Jim grinned, and proceeded to fill his pipe.
"Well, on the understanding that it goes no farther, I'll gratify your vulgar curiosity," he remarked. "After all, it's ancient history now, but there's no good stirring up mud, even if it were possible to do so. Presumably Sir George Hounslow is satisfied with his bargain, and it would be a pity to disillusion him. Though had he known at the time what I knew, infatuated though he was, I think that he would have thought twice about marrying her. I debated in my mind whether I'd tell him, and finally decided not to. There's quite enough trouble in this world already without making more, and anyway he wouldn't have believed me.
"You know, of course, what the situation was at that time. No? I thought it was pretty widely discussed by the Army out there. Well, in brief, though this point has nothing to do with Mrs. Dallas as she then was, the Germans had begun their tricks. They were working tooth and nail for a Jehad to take place in August 1914. A general revolt of Islam to coincide with the world war was their idea, and it is significant that one of their agents mentioned the actual date to me, eighteen months before. He thought he was talking to a fanatical Mahomedan and he became a little indiscreet.
"However, my job when I left you in Malta was a general contre-espionage one. To find out just how widespread the influence was and feel the pulse of the natives. There were ten of us on it, and between us we got in eight reports. Not bad going, especially as the two who were murdered were not really up to the standard required—poor devils. But that's another story altogether; let's get down to my Lady Hounslow.
"He was known as No. 10—the man who lived many days' journey up the White Nile. Who he was exactly, no one knew; at least if anyone did it was not shouted abroad. Officially his name was Brown, and he was new to me. But I found that everyone else who was on the game knew him, and I also found that headquarters in Cairo placed great reliance on him.

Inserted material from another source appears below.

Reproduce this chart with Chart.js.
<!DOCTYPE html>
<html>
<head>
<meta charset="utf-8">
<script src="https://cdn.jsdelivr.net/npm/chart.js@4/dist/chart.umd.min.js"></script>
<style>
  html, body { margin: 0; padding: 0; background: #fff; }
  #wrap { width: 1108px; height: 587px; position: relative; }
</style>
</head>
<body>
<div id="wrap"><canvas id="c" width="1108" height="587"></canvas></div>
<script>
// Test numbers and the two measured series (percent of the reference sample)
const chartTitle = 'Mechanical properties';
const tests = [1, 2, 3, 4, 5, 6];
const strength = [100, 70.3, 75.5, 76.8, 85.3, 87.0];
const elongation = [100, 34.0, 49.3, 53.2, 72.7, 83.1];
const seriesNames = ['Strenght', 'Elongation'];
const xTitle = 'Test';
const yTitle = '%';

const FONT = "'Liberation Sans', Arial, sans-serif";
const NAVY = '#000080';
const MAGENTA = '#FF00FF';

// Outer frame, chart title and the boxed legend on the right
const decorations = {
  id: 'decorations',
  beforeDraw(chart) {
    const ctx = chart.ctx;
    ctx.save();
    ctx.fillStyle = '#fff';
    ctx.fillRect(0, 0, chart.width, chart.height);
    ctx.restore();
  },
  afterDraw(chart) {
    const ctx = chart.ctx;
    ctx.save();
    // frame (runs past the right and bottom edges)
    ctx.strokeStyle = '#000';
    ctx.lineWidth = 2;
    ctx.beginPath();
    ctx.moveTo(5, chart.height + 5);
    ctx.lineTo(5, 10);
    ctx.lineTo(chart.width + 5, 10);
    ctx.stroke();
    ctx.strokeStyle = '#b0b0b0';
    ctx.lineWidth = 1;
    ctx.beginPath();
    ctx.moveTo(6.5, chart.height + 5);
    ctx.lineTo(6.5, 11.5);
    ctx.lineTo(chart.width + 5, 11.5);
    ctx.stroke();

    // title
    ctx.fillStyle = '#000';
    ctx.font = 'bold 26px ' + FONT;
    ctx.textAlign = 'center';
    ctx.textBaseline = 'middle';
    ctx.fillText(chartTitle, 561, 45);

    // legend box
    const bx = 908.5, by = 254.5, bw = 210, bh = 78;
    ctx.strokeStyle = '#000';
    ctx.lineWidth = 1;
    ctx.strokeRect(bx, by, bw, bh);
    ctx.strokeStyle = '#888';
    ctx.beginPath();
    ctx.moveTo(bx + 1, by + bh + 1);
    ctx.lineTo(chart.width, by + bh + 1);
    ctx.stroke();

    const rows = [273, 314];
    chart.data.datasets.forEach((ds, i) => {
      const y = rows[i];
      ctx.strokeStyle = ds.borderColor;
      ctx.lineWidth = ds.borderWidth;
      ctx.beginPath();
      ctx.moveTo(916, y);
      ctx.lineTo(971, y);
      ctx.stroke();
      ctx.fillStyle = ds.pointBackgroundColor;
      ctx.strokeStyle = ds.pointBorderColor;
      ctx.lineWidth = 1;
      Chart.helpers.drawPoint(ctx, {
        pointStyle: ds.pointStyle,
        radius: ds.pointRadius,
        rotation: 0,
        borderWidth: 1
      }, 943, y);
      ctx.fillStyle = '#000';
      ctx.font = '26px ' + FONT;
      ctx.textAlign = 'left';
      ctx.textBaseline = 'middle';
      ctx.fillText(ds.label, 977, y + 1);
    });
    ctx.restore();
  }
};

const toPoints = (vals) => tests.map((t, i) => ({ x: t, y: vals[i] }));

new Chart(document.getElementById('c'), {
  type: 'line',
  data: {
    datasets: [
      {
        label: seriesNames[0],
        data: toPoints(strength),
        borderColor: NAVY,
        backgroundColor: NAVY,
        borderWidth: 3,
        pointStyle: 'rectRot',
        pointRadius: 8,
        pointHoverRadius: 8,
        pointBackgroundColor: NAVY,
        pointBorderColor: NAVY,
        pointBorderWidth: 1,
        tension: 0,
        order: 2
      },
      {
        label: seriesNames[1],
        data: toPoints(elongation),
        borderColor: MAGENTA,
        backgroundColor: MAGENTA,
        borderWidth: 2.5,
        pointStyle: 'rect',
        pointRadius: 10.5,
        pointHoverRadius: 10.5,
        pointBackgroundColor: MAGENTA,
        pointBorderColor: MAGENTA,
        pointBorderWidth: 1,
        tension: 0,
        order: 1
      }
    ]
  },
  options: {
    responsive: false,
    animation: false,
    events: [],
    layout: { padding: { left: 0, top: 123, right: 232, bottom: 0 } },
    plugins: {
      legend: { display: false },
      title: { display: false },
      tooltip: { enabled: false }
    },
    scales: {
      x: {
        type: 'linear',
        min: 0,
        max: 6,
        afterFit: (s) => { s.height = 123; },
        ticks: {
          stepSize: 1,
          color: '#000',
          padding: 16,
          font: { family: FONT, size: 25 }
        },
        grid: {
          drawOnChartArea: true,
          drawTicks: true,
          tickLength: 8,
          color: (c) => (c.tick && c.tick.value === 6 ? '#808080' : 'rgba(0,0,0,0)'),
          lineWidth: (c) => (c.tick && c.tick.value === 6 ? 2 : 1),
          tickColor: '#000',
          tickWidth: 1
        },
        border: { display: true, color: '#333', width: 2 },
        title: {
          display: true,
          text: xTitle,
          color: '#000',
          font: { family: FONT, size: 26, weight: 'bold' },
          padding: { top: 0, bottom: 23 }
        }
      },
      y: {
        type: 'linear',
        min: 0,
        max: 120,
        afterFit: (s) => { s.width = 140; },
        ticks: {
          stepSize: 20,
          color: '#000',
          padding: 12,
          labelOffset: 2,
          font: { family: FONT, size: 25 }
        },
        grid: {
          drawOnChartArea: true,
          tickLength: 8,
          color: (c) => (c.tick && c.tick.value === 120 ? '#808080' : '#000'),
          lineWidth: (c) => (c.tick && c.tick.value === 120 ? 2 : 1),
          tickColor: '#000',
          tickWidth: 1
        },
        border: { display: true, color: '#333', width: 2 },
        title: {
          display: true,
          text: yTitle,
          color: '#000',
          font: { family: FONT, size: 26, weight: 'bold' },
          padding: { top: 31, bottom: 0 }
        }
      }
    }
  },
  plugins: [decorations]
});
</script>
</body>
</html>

"Three years previously he had suddenly appeared on the scenes out of the blue, and there he had remained ever since—buried. With the help of a little quinine and a few simple medicines he had established a big reputation as a doctor amongst the natives. And the Powers That Be kept him supplied with those medicines—because a reputation of that sort amongst the natives is a valuable asset when it is held by the right man.

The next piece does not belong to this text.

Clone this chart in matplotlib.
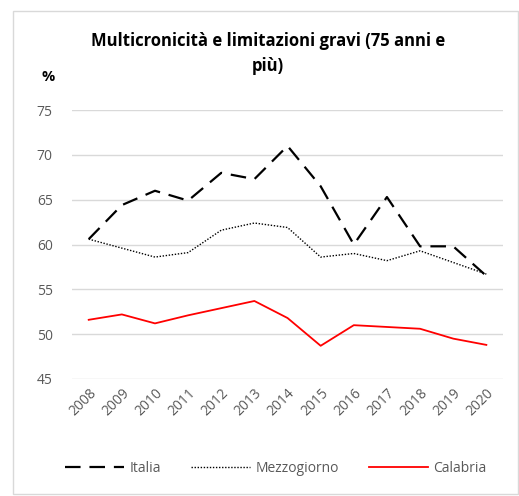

"It was Victor Head, I think, who first discovered that he was the right sort of man. He ran across him by accident, and got from him some information which at first sight seemed to be not only unlikely but absurd. And it turned out to be correct. Then another fellow sampled him, and once again he put up the goods. Certain inquiries were made, and in due course he became Number 10. I confess I was a little anxious to see him. He was quite a young man, I gathered, and it seemed strange for a young man to bury himself in such a way, however much he might be actuated by a desire to serve his country.
"And so, in due course, I met him. He was doctoring a couple of natives at the time, and having given him the usual Arab greeting, and the sign by which those in the game can recognise one another, I sat down on the ground and studied him. I placed him at about five and thirty—a thin, wiry, sunburnt man. To all outward appearance he seemed fit and healthy, but there was something about him—it was his eyes, I think—that made me wonder whether the man called Brown would have been accepted by an insurance company as a first-class life.